§ Task statement:
Images are not part of the copy; write out the rest of the data exactly as given.

§ Data provided:
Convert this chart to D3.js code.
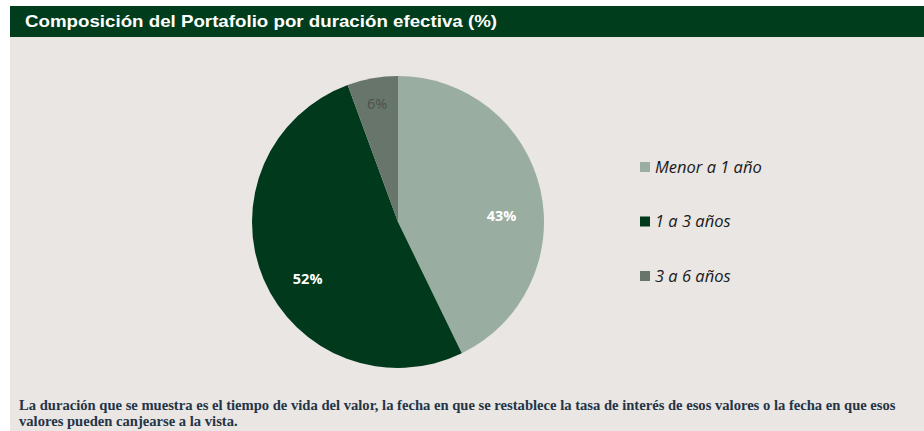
<!DOCTYPE html>
<html lang="es">
<head>
    <meta charset="UTF-8">
    <title>Composición del Portafolio por duración efectiva</title>
    <script src="https://d3js.org/d3.v7.min.js"></script>
    <style>
        body { margin: 0; background: #ffffff; }
        svg { display: block; }
    </style>
</head>
<body>
    <svg width="924" height="431"></svg>

    <script>
        const categories = ["Menor a 1 año", "1 a 3 años", "3 a 6 años"];
        const values = [42.8, 51.6, 5.6];
        const labels = ["43%", "52%", "6%"];
        const colors = ["#9aada1", "#00391c", "#68756b"];

        const width = 924;
        const height = 431;
        const svg = d3.select("svg");

        // panel background and title bar
        svg.append("rect")
            .attr("x", 10).attr("y", 6)
            .attr("width", width - 10).attr("height", height - 6)
            .attr("fill", "#e9e6e3");

        svg.append("rect")
            .attr("x", 10).attr("y", 6)
            .attr("width", width - 10).attr("height", 31)
            .attr("fill", "#003d1c");

        svg.append("text")
            .attr("x", 25).attr("y", 27)
            .attr("font-family", "Liberation Sans, Arial, sans-serif")
            .attr("font-weight", "bold")
            .attr("font-size", "17px")
            .attr("textLength", 472)
            .attr("lengthAdjust", "spacingAndGlyphs")
            .attr("fill", "#ffffff")
            .text("Composición del Portafolio por duración efectiva (%)");

        // pie
        const cx = 398, cy = 222, r = 146;
        const pie = d3.pie().sort(null).value(d => d);
        const arcs = pie(values);
        const arc = d3.arc().innerRadius(0).outerRadius(r);

        const g = svg.append("g").attr("transform", `translate(${cx},${cy})`);

        g.selectAll("path")
            .data(arcs)
            .join("path")
            .attr("d", arc)
            .attr("fill", (d, i) => colors[i]);

        // label placement: radius factor and angular nudge (radians) per slice
        const labelRadius = [0.71, 0.73, 0.82];
        const labelShift = [0.17, -0.157, 0];
        const labelPos = (d, i) => {
            const a = (d.startAngle + d.endAngle) / 2 + labelShift[i];
            const rr = r * labelRadius[i];
            return [Math.sin(a) * rr, -Math.cos(a) * rr];
        };

        g.selectAll("text.lbl")
            .data(arcs)
            .join("text")
            .attr("class", "lbl")
            .attr("transform", (d, i) => `translate(${labelPos(d, i)})`)
            .attr("text-anchor", "middle")
            .attr("dy", "0.36em")
            .attr("font-family", "Open Sans, Noto Sans, sans-serif")
            .attr("font-size", "14.5px")
            .attr("font-weight", (d, i) => i < 2 ? "bold" : "normal")
            .attr("fill", (d, i) => i < 2 ? "#ffffff" : "#4a524c")
            .text((d, i) => labels[i]);

        // legend
        const legend = svg.append("g").attr("transform", "translate(640,167)");
        const items = legend.selectAll("g")
            .data(categories)
            .join("g")
            .attr("transform", (d, i) => `translate(0,${i * 54.5})`);

        items.append("rect")
            .attr("x", 0).attr("y", -5)
            .attr("width", 10).attr("height", 10)
            .attr("fill", (d, i) => colors[i]);

        items.append("text")
            .attr("x", 15).attr("dy", "0.36em")
            .attr("font-family", "Open Sans, Noto Sans, sans-serif")
            .attr("font-style", "italic")
            .attr("font-size", "16.5px")
            .attr("fill", "#1a1a1a")
            .text(d => d);

        // footnote
        const note = [
            "La duración que se muestra es el tiempo de vida del valor, la fecha en que se restablece la tasa de interés de esos valores o la fecha en que esos",
            "valores pueden canjearse a la vista."
        ];
        svg.append("g").selectAll("text")
            .data(note)
            .join("text")
            .attr("x", 19)
            .attr("y", (d, i) => 410 + i * 15.5)
            .attr("font-family", "Liberation Serif, Times New Roman, serif")
            .attr("font-weight", "bold")
            .attr("font-size", "14.6px")
            .attr("fill", "#243447")
            .text(d => d);
    </script>
</body>
</html>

§ Task output:
Convert this chart to D3.js code.
<!DOCTYPE html>
<html lang="es">
<head>
    <meta charset="UTF-8">
    <title>Composición del Portafolio por duración efectiva</title>
    <script src="https://d3js.org/d3.v7.min.js"></script>
    <style>
        body { margin: 0; background: #ffffff; }
        svg { display: block; }
    </style>
</head>
<body>
    <svg width="924" height="431"></svg>

    <script>
        const categories = ["Menor a 1 año", "1 a 3 años", "3 a 6 años"];
        const values = [42.8, 51.6, 5.6];
        const labels = ["43%", "52%", "6%"];
        const colors = ["#9aada1", "#00391c", "#68756b"];

        const width = 924;
        const height = 431;
        const svg = d3.select("svg");

        // panel background and title bar
        svg.append("rect")
            .attr("x", 10).attr("y", 6)
            .attr("width", width - 10).attr("height", height - 6)
            .attr("fill", "#e9e6e3");

        svg.append("rect")
            .attr("x", 10).attr("y", 6)
            .attr("width", width - 10).attr("height", 31)
            .attr("fill", "#003d1c");

        svg.append("text")
            .attr("x", 25).attr("y", 27)
            .attr("font-family", "Liberation Sans, Arial, sans-serif")
            .attr("font-weight", "bold")
            .attr("font-size", "17px")
            .attr("textLength", 472)
            .attr("lengthAdjust", "spacingAndGlyphs")
            .attr("fill", "#ffffff")
            .text("Composición del Portafolio por duración efectiva (%)");

        // pie
        const cx = 398, cy = 222, r = 146;
        const pie = d3.pie().sort(null).value(d => d);
        const arcs = pie(values);
        const arc = d3.arc().innerRadius(0).outerRadius(r);

        const g = svg.append("g").attr("transform", `translate(${cx},${cy})`);

        g.selectAll("path")
            .data(arcs)
            .join("path")
            .attr("d", arc)
            .attr("fill", (d, i) => colors[i]);

        // label placement: radius factor and angular nudge (radians) per slice
        const labelRadius = [0.71, 0.73, 0.82];
        const labelShift = [0.17, -0.157, 0];
        const labelPos = (d, i) => {
            const a = (d.startAngle + d.endAngle) / 2 + labelShift[i];
            const rr = r * labelRadius[i];
            return [Math.sin(a) * rr, -Math.cos(a) * rr];
        };

        g.selectAll("text.lbl")
            .data(arcs)
            .join("text")
            .attr("class", "lbl")
            .attr("transform", (d, i) => `translate(${labelPos(d, i)})`)
            .attr("text-anchor", "middle")
            .attr("dy", "0.36em")
            .attr("font-family", "Open Sans, Noto Sans, sans-serif")
            .attr("font-size", "14.5px")
            .attr("font-weight", (d, i) => i < 2 ? "bold" : "normal")
            .attr("fill", (d, i) => i < 2 ? "#ffffff" : "#4a524c")
            .text((d, i) => labels[i]);

        // legend
        const legend = svg.append("g").attr("transform", "translate(640,167)");
        const items = legend.selectAll("g")
            .data(categories)
            .join("g")
            .attr("transform", (d, i) => `translate(0,${i * 54.5})`);

        items.append("rect")
            .attr("x", 0).attr("y", -5)
            .attr("width", 10).attr("height", 10)
            .attr("fill", (d, i) => colors[i]);

        items.append("text")
            .attr("x", 15).attr("dy", "0.36em")
            .attr("font-family", "Open Sans, Noto Sans, sans-serif")
            .attr("font-style", "italic")
            .attr("font-size", "16.5px")
            .attr("fill", "#1a1a1a")
            .text(d => d);

        // footnote
        const note = [
            "La duración que se muestra es el tiempo de vida del valor, la fecha en que se restablece la tasa de interés de esos valores o la fecha en que esos",
            "valores pueden canjearse a la vista."
        ];
        svg.append("g").selectAll("text")
            .data(note)
            .join("text")
            .attr("x", 19)
            .attr("y", (d, i) => 410 + i * 15.5)
            .attr("font-family", "Liberation Serif, Times New Roman, serif")
            .attr("font-weight", "bold")
            .attr("font-size", "14.6px")
            .attr("fill", "#243447")
            .text(d => d);
    </script>
</body>
</html>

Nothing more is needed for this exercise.